---------- Raw data
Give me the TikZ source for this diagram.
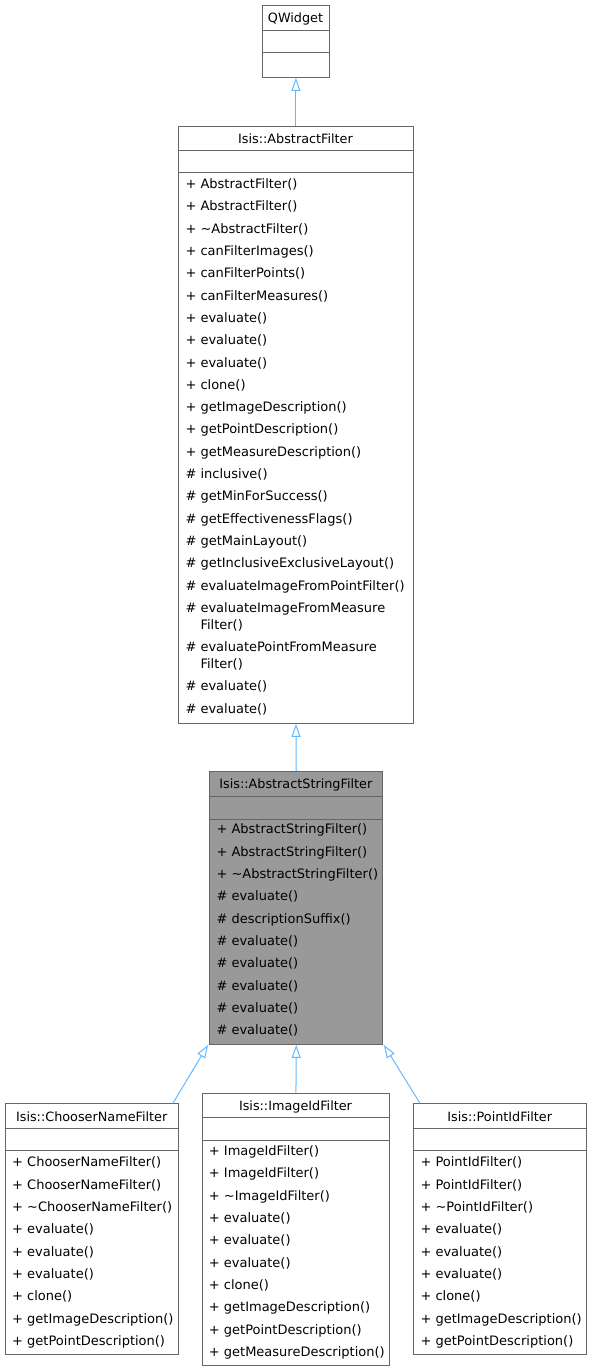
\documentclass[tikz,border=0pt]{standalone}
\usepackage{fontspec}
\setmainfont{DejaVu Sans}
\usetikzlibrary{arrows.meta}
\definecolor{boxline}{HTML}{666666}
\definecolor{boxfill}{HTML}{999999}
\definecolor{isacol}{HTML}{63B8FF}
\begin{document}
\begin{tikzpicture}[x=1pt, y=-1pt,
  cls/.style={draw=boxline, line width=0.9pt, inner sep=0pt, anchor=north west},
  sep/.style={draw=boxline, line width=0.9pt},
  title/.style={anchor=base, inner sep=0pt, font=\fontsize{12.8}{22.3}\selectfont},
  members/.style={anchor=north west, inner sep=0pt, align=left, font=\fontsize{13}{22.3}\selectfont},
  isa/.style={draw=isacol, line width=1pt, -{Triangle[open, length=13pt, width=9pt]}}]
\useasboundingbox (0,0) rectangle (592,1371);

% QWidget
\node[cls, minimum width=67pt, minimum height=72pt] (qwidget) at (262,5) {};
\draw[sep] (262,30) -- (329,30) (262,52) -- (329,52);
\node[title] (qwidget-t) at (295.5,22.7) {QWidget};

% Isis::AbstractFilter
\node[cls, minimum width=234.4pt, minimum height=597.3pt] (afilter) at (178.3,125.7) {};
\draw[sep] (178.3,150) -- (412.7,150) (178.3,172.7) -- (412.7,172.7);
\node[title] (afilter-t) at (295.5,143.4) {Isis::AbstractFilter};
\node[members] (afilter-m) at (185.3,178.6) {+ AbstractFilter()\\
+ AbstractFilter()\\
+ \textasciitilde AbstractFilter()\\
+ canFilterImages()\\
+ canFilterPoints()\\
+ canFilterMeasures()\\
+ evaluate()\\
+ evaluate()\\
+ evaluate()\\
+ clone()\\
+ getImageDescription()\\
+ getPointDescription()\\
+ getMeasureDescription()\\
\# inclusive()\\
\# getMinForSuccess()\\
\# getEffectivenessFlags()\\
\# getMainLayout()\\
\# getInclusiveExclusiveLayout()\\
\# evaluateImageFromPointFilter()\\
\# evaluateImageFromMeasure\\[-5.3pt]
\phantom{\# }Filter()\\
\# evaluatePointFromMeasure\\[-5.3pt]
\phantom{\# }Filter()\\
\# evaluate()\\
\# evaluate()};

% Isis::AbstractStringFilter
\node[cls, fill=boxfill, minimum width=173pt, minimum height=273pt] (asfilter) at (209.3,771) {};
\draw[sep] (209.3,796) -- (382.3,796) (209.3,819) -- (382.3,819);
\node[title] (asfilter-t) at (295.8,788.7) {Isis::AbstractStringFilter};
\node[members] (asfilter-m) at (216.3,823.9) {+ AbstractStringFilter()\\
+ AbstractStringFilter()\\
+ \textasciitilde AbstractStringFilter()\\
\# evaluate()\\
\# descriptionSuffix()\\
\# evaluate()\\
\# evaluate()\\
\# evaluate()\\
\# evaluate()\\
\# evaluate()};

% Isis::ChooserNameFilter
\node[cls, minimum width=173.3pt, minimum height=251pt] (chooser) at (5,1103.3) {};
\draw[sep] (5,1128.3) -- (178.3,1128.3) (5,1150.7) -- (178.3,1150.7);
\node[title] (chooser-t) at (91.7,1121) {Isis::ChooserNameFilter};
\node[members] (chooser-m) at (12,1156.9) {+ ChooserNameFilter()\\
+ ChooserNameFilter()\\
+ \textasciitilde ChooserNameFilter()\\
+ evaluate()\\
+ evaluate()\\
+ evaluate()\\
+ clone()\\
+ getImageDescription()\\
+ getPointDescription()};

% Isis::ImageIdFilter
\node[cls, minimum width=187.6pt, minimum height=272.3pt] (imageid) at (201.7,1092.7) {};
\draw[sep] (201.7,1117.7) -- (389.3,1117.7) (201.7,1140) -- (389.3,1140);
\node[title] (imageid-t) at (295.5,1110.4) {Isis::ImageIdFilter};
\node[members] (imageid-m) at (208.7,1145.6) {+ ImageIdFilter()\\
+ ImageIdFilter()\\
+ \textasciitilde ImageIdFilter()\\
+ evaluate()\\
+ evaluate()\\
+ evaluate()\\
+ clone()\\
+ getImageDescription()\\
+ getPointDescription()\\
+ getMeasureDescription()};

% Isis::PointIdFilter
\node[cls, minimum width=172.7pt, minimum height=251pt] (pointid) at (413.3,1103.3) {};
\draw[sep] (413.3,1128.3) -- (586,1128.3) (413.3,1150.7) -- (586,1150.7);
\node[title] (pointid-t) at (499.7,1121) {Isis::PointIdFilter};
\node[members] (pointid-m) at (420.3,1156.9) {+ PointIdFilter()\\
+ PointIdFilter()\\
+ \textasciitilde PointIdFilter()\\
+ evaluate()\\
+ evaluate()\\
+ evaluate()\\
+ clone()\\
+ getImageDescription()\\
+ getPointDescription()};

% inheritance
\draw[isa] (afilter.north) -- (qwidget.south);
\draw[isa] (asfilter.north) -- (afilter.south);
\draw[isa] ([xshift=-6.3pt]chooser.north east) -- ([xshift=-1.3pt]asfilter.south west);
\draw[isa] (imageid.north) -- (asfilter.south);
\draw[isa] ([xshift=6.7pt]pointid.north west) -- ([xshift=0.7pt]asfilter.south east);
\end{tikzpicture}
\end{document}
--------------------
*Exercise*:
Each line of the data should be quoted exactly, with pictures left out.

*The result*:
Give me the TikZ source for this diagram.
\documentclass[tikz,border=0pt]{standalone}
\usepackage{fontspec}
\setmainfont{DejaVu Sans}
\usetikzlibrary{arrows.meta}
\definecolor{boxline}{HTML}{666666}
\definecolor{boxfill}{HTML}{999999}
\definecolor{isacol}{HTML}{63B8FF}
\begin{document}
\begin{tikzpicture}[x=1pt, y=-1pt,
  cls/.style={draw=boxline, line width=0.9pt, inner sep=0pt, anchor=north west},
  sep/.style={draw=boxline, line width=0.9pt},
  title/.style={anchor=base, inner sep=0pt, font=\fontsize{12.8}{22.3}\selectfont},
  members/.style={anchor=north west, inner sep=0pt, align=left, font=\fontsize{13}{22.3}\selectfont},
  isa/.style={draw=isacol, line width=1pt, -{Triangle[open, length=13pt, width=9pt]}}]
\useasboundingbox (0,0) rectangle (592,1371);

% QWidget
\node[cls, minimum width=67pt, minimum height=72pt] (qwidget) at (262,5) {};
\draw[sep] (262,30) -- (329,30) (262,52) -- (329,52);
\node[title] (qwidget-t) at (295.5,22.7) {QWidget};

% Isis::AbstractFilter
\node[cls, minimum width=234.4pt, minimum height=597.3pt] (afilter) at (178.3,125.7) {};
\draw[sep] (178.3,150) -- (412.7,150) (178.3,172.7) -- (412.7,172.7);
\node[title] (afilter-t) at (295.5,143.4) {Isis::AbstractFilter};
\node[members] (afilter-m) at (185.3,178.6) {+ AbstractFilter()\\
+ AbstractFilter()\\
+ \textasciitilde AbstractFilter()\\
+ canFilterImages()\\
+ canFilterPoints()\\
+ canFilterMeasures()\\
+ evaluate()\\
+ evaluate()\\
+ evaluate()\\
+ clone()\\
+ getImageDescription()\\
+ getPointDescription()\\
+ getMeasureDescription()\\
\# inclusive()\\
\# getMinForSuccess()\\
\# getEffectivenessFlags()\\
\# getMainLayout()\\
\# getInclusiveExclusiveLayout()\\
\# evaluateImageFromPointFilter()\\
\# evaluateImageFromMeasure\\[-5.3pt]
\phantom{\# }Filter()\\
\# evaluatePointFromMeasure\\[-5.3pt]
\phantom{\# }Filter()\\
\# evaluate()\\
\# evaluate()};

% Isis::AbstractStringFilter
\node[cls, fill=boxfill, minimum width=173pt, minimum height=273pt] (asfilter) at (209.3,771) {};
\draw[sep] (209.3,796) -- (382.3,796) (209.3,819) -- (382.3,819);
\node[title] (asfilter-t) at (295.8,788.7) {Isis::AbstractStringFilter};
\node[members] (asfilter-m) at (216.3,823.9) {+ AbstractStringFilter()\\
+ AbstractStringFilter()\\
+ \textasciitilde AbstractStringFilter()\\
\# evaluate()\\
\# descriptionSuffix()\\
\# evaluate()\\
\# evaluate()\\
\# evaluate()\\
\# evaluate()\\
\# evaluate()};

% Isis::ChooserNameFilter
\node[cls, minimum width=173.3pt, minimum height=251pt] (chooser) at (5,1103.3) {};
\draw[sep] (5,1128.3) -- (178.3,1128.3) (5,1150.7) -- (178.3,1150.7);
\node[title] (chooser-t) at (91.7,1121) {Isis::ChooserNameFilter};
\node[members] (chooser-m) at (12,1156.9) {+ ChooserNameFilter()\\
+ ChooserNameFilter()\\
+ \textasciitilde ChooserNameFilter()\\
+ evaluate()\\
+ evaluate()\\
+ evaluate()\\
+ clone()\\
+ getImageDescription()\\
+ getPointDescription()};

% Isis::ImageIdFilter
\node[cls, minimum width=187.6pt, minimum height=272.3pt] (imageid) at (201.7,1092.7) {};
\draw[sep] (201.7,1117.7) -- (389.3,1117.7) (201.7,1140) -- (389.3,1140);
\node[title] (imageid-t) at (295.5,1110.4) {Isis::ImageIdFilter};
\node[members] (imageid-m) at (208.7,1145.6) {+ ImageIdFilter()\\
+ ImageIdFilter()\\
+ \textasciitilde ImageIdFilter()\\
+ evaluate()\\
+ evaluate()\\
+ evaluate()\\
+ clone()\\
+ getImageDescription()\\
+ getPointDescription()\\
+ getMeasureDescription()};

% Isis::PointIdFilter
\node[cls, minimum width=172.7pt, minimum height=251pt] (pointid) at (413.3,1103.3) {};
\draw[sep] (413.3,1128.3) -- (586,1128.3) (413.3,1150.7) -- (586,1150.7);
\node[title] (pointid-t) at (499.7,1121) {Isis::PointIdFilter};
\node[members] (pointid-m) at (420.3,1156.9) {+ PointIdFilter()\\
+ PointIdFilter()\\
+ \textasciitilde PointIdFilter()\\
+ evaluate()\\
+ evaluate()\\
+ evaluate()\\
+ clone()\\
+ getImageDescription()\\
+ getPointDescription()};

% inheritance
\draw[isa] (afilter.north) -- (qwidget.south);
\draw[isa] (asfilter.north) -- (afilter.south);
\draw[isa] ([xshift=-6.3pt]chooser.north east) -- ([xshift=-1.3pt]asfilter.south west);
\draw[isa] (imageid.north) -- (asfilter.south);
\draw[isa] ([xshift=6.7pt]pointid.north west) -- ([xshift=0.7pt]asfilter.south east);
\end{tikzpicture}
\end{document}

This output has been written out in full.